Like Frodo in The Lord of the Rings, Father Elijah bears the burden of his mission to alter the path of the Antichrist. But he has the benefit of friends. Has J.R.R. Tolkien been a source of inspiration for you?
Yes, very much so. Tolkien’s imaginary Middle-earth introduces the reader to an atmosphere of the ultimate Real, the true contours of the great war in which we are all immersed. And he does it with extraordinary power and beauty.
Tolkien also explores the mystery of God using evil to achieve the good. Would you discuss your exploration of this theme?
As a young man I experienced a few ill-spent years as an agnostic and sometime atheist. I know what it is to view existence through that form of blindness. I have an immense love of people trapped in grievous sin and error, and as I write my novels, I’m yearning to tell them their own true story — the real story — of their eternal dignity and value, of God’s love for them. I’ve experienced in my own life and in the lives of others how God is always at work, even when we cannot see his hand.
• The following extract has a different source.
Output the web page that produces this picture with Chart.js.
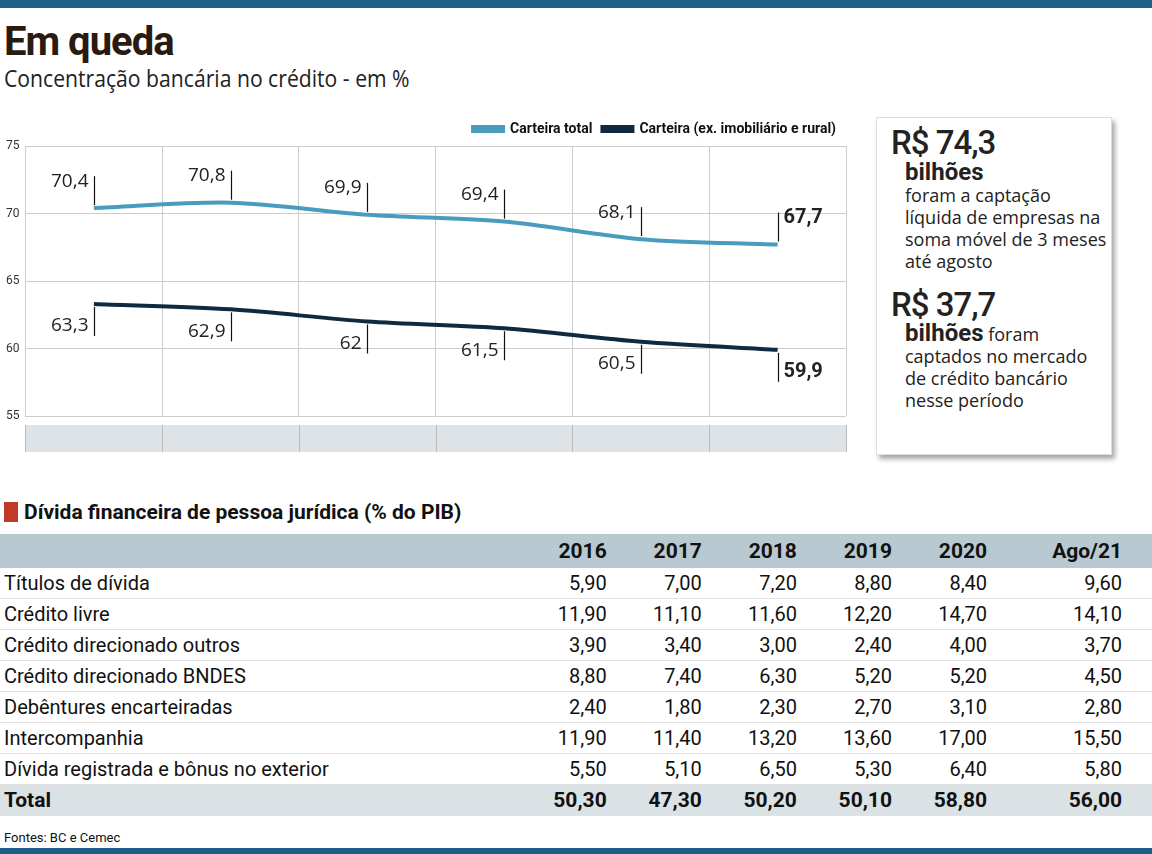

He is always seeking to bring about hope and fruitfulness from even the most damaged lives. We must never despair over others, nor of ourselves. But we must pray without ceasing, as Jesus exhorts us to do.
Father Elijah: An Apocalypse ended with its protagonist heading to Jerusalem, and this sequel begins in the holy city. Likewise, the culmination of Robert Hugh Benson’s classic, The Lord of the World, unfolds in the Holy Land. What makes this a compelling place to depict the battle between good and evil?
The Holy Land is, of course, the site of crucial apocalyptic events foretold by Scripture, and this cannot be bypassed. Moreover, as one of my fictional characters points out, the birth and survival of modern-day Israel is a drama that grips the imagination of the world, because it is the land from which came the major foundation stones of Western civilization. St. Paul prophesies that there will come a time when the whole household of Israel will come to faith in Christ, the true Messiah. Some early Church Fathers taught that, toward the end of the ages, the Jewish people would be beguiled for a time by the Antichrist, the false messiah, but then they would be shaken and would awaken and resist him.
Judaism, Christianity and Islam revere Jerusalem as a holy city, and these three faiths all anticipate the coming of the Messiah. But this messianic vision has been appropriated by secular ideologies to take hold of power here on earth. Is that part of the book’s message?
Yes, it’s an important part. The Catechism of the Catholic Church, in Section 675-677, teaches that secular messianism is “intrinsically perverse” and will be a primary negative factor in the ultimate persecution of the Church. This, combined with the “pseudo-messianism” of the Antichrist, will bring about the supreme deception which offers apparent solutions to mankind’s problems at the price of apostasy from the truth. The bulk of contemporary culture is dominated by this spirit — designed to delight and intoxicate and addict us into the ways of apostasy. For this reason, the creation of authentic Christian culture is now more urgent than ever. We are called by God to be signs of contradiction against the anti-human “humanism” of the false messiah — and to be signs of man’s true hope.